Clinical Applications of Bio- and Nanomaterials
Established in 2014, the Crielaard group operates on the boundaries of material sciences, pharmaceutical technology and medicine, studying biomaterials and nanosized materials for diagnostic and therapeutic applications. For this aim, we design, develop, and evaluate new 'smart' biocompatible materials and nanoparticles that can be used for drug targeting, drug delivery and medical imaging applications.
The group is embedded in the Department of Polymer Chemistry & Bioengineering at the Zernike Institute for Advanced Materials (ZIAM), University of Groningen, and closely collaborates with the W.J. Kolff Institute of Biomedical Engineering and Materials Science at the University Medical Center Groningen.
The unique interdisciplinary position of our group, connecting the world-leading materials institute ZIAM with its state-of-the-art facilities and the renowned Kolff Institute with its strong clinical focus, provides an excellent scientific infrastructure to allow us to perform high-impact and clinically relevant research.
To further improve clinical translation, we are collaborating with several other research groups that operate in a broad range of scientific fields, including materials science, medicine, pharmaceutics and medical imaging.
Some of our current research interests include:
All currently used therapeutic agents have a dose range in which they show beneficial efficacy but not yet have intolerable side effects - the therapeutic window. Typical examples include cancer therapeutics that destroy cancer cells, but also affect healthy cells. This can lead to serious side effects, which often prevent the use of higher, more effective dosing regimes.
Drug targeting is used to direct therapeutics to the place in the body where they are needed, such as the cancer tissue, while limiting their localization in healthy tissues. In this way, drug targeting reduces the off-target toxicity and improves the on-target efficacy of drugs, resulting in a better clinical effect and tolerability.

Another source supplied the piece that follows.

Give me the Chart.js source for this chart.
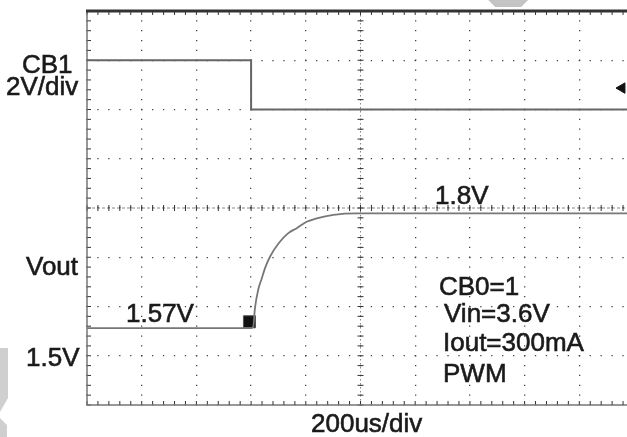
<!DOCTYPE html>
<html>
<head>
<meta charset="utf-8">
<script src="https://cdn.jsdelivr.net/npm/chart.js@4/dist/chart.umd.min.js"></script>
<style>
  html, body { margin: 0; padding: 0; background: #fff; overflow: hidden; }
  #wrap { width: 627px; height: 437px; overflow: hidden; }
</style>
</head>
<body>
<div id="wrap"><canvas id="scope" width="660" height="437"></canvas></div>
<script>
// time base: 200us/div, trigger in the centre
const timeMinUs = -1000;
const timeMaxUs = 1000;
const timeDivUs = 200;

// CB1 control signal, 2V/div
const cb1TimeUs = [-1000, -400, -400, 1000];
const cb1Volts  = [2, 2, 0, 0];

// Vout, 100mV/div
const voutTimeUs = [-1000, -400, -392, -386, -374, -361, -349, -331, -300, -264, -233, -197, -160, -99, -14, 1000];
const voutVolts  = [1.570, 1.570, 1.573, 1.610, 1.648, 1.671, 1.692, 1.715, 1.742, 1.763, 1.773, 1.786, 1.793, 1.800, 1.803, 1.803];

// scope markers
const cursorTimeUs = [-406];
const cursorVolts  = [1.583];
const groundTimeUs = [956];
const groundVolts  = [0.87];
const triggerTimeUs = 540;

const toPoints = (xs, ys) => xs.map((t, i) => ({x: t, y: ys[i]}));

// graticule extras (centre cross, minor ticks, frame) and the screen text
const scopeGrid = {
    id: 'scopeGrid',
    beforeDatasetsDraw(chart) {
        const {ctx, chartArea: a, scales: {x, y}} = chart;
        const cx = x.getPixelForValue(0);
        const cy = y.getPixelForValue(-4);
        ctx.save();
        // centre cross
        ctx.lineWidth = 1;
        ctx.strokeStyle = '#888';
        ctx.setLineDash([3, 2]);
        ctx.beginPath(); ctx.moveTo(a.left, cy); ctx.lineTo(a.right, cy); ctx.stroke();
        ctx.setLineDash([1.5, 2.5]);
        ctx.beginPath(); ctx.moveTo(cx, a.top); ctx.lineTo(cx, a.bottom); ctx.stroke();
        ctx.setLineDash([]);
        // minor ticks, 5 per division
        ctx.strokeStyle = '#333';
        ctx.beginPath();
        for (let i = 0; i <= 50; i++) {
            const px = x.getPixelForValue(timeMinUs + i * timeDivUs / 5);
            ctx.moveTo(px, cy - 3); ctx.lineTo(px, cy + 3);
            ctx.moveTo(px, a.top); ctx.lineTo(px, a.top + 4);
            ctx.moveTo(px, a.bottom); ctx.lineTo(px, a.bottom - 4);
        }
        for (let i = 0; i <= 40; i++) {
            const py = y.getPixelForValue(-12 + i * 0.4);
            ctx.moveTo(cx - 3, py); ctx.lineTo(cx + 3, py);
            ctx.moveTo(a.left, py); ctx.lineTo(a.left + 4, py);
        }
        ctx.stroke();
        // frame
        ctx.strokeStyle = '#777';
        ctx.lineWidth = 1.5;
        ctx.beginPath();
        ctx.moveTo(a.left, a.top); ctx.lineTo(a.left, a.bottom); ctx.lineTo(a.right, a.bottom);
        ctx.stroke();
        ctx.strokeStyle = '#333';
        ctx.lineWidth = 3;
        ctx.beginPath(); ctx.moveTo(a.left - 1, a.top); ctx.lineTo(a.right, a.top); ctx.stroke();
        ctx.restore();
    },
    afterDraw(chart) {
        const {ctx, scales: {x}} = chart;
        ctx.save();
        // trigger position tab above the graticule
        const tx = x.getPixelForValue(triggerTimeUs);
        ctx.fillStyle = '#c4c4c4';
        ctx.beginPath();
        ctx.moveTo(tx - 20, 0); ctx.lineTo(tx + 20, 0); ctx.lineTo(tx + 13, 7); ctx.lineTo(tx - 13, 7);
        ctx.closePath(); ctx.fill();
        // faint mark in the left margin
        ctx.fillStyle = '#cfcfcf';
        ctx.beginPath();
        ctx.moveTo(0, 348); ctx.lineTo(8, 348); ctx.lineTo(8, 398); ctx.lineTo(0, 412); ctx.closePath();
        ctx.moveTo(0, 418); ctx.lineTo(7, 425); ctx.lineTo(7, 437); ctx.lineTo(0, 437); ctx.closePath();
        ctx.fill();
        // labels
        ctx.fillStyle = '#1a1a1a';
        ctx.strokeStyle = '#1a1a1a';
        ctx.lineWidth = 0.6;
        ctx.font = '26px "Liberation Sans", Arial, sans-serif';
        ctx.textBaseline = 'alphabetic';
        const labels = [
            ['CB1', 22, 73], ['2V/div', 6, 95], ['Vout', 26, 275], ['1.5V', 26, 366],
            ['1.57V', 126, 322], ['1.8V', 435, 204],
            ['CB0=1', 439, 295], ['Vin=3.6V', 444, 322], ['Iout=300mA', 443, 351], ['PWM', 443, 382],
            ['200us/div', 311, 432]
        ];
        labels.forEach(([t, lx, ly]) => {
            ctx.fillText(t, lx, ly);
            ctx.strokeText(t, lx, ly);
        });
        ctx.restore();
    }
};

new Chart(document.getElementById('scope').getContext('2d'), {
    type: 'line',
    data: {
        datasets: [{
            label: 'CB1',
            data: toPoints(cb1TimeUs, cb1Volts),
            yAxisID: 'y',
            borderColor: '#666',
            borderWidth: 2,
            pointRadius: 0,
            tension: 0
        }, {
            label: 'Vout',
            data: toPoints(voutTimeUs, voutVolts),
            yAxisID: 'yv',
            borderColor: '#777',
            borderWidth: 1.8,
            pointRadius: 0,
            cubicInterpolationMode: 'monotone'
        }, {
            label: 'cursor',
            data: toPoints(cursorTimeUs, cursorVolts),
            yAxisID: 'yv',
            pointStyle: 'rect',
            pointRadius: 8.5,
            backgroundColor: '#111',
            borderColor: '#555',
            borderWidth: 1,
            showLine: false
        }, {
            label: 'ground',
            data: toPoints(groundTimeUs, groundVolts),
            yAxisID: 'y',
            pointStyle: 'triangle',
            rotation: 270,
            pointRadius: 6,
            backgroundColor: '#111',
            borderColor: '#111',
            showLine: false,
            clip: false
        }]
    },
    options: {
        responsive: false,
        animation: false,
        events: [],
        layout: { padding: { left: 87, top: 11, right: 26, bottom: 32 } },
        plugins: { legend: { display: false }, tooltip: { enabled: false } },
        scales: {
            x: {
                type: 'linear',
                min: timeMinUs,
                max: timeMaxUs,
                ticks: { display: false, stepSize: timeDivUs },
                grid: { color: '#444', lineWidth: 1.3, drawTicks: false },
                border: { display: false, dash: [1.3, 8.55], dashOffset: 0.65 }
            },
            y: {
                min: -12,
                max: 4,
                ticks: { display: false, stepSize: 2 },
                grid: { color: '#444', lineWidth: 1.3, drawTicks: false },
                border: { display: false, dash: [1.3, 9.64], dashOffset: 0.65 }
            },
            yv: {
                display: false,
                min: 1.414,
                max: 2.214
            }
        }
    },
    plugins: [scopeGrid]
});
</script>
</body>
</html>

Our group is working on new strategies to target therapeutics by exploiting the differences between healthy and diseased tissues and cells, such as changes in blood vessel leakiness and interstitial pH, the presence of specialized cell types that promote disease activity, or the expression of characteristic molecules on the surface of sick cells
· Macrophage targeting
Literally named 'large eaters' in Greek, macrophages have long been considered relatively simple phagocytic (i.e. eating) cells, cleaning up invading bacteria and other foreign objects that entered our body. However, over the last decades our understanding of the role of macrophages improved, and we realized that macrophages function as key players in many important processes in the body, such as inflammation, cell growth and tissue repair. Moreover, macrophages have also been shown to be involved in the development and progression of a large variety of diseases, such as asthma, rheumatoid arthritis, multiple sclerosis, diabetes mellitus, atherosclerosis, and cancer.
Our group is investigating targeted nanoparticles for modulating the activity of macrophages and limiting their disease-supporting role in cancer, which may be a useful strategy for other disorders as well.
· Targeting the microenvironment
Tumors are relatively fast growing tissues with substantial metabolic activity, while the vasculature if often imperfect with a limited supply of oxygen. This hypoxic state, among other factors, leads to a lowering of extracellular pH, which can be used to trigger tumor-specific (macro)molecular changes in therapeutics and targeting systems, allowing them to stay at the target site, release a therapeutic payload or enter afflicted cells.
In our group we use phage display to identify new small peptides that can be used to target hypoxic, acidic tissues to improve the accumulation of drugs and drug carriers in cancer tissues.
· Targeting cancer cells
A number of forms of cancers (over)express specific antigens, such as a type of receptor, which is not (or little) expressed by healthy cells. This characteristic is currently being used in the clinic to specifically target cancer cells via antibodies, which also known as immunotherapy. In some cases, only targeting and binding of the cancer antigen has therapeutic activity because it blocks cellular signaling pathways essential for its growth or survival, however, it is also possible to attach highly toxic drugs to the targeting ligand to specifically attack cancer cells.
Our group is working on new targeting approaches using peptides and oligonucleotide aptamers to develop synthetic targeted therapeutic agents with tunable physicochemical properties for the treatment of cancer.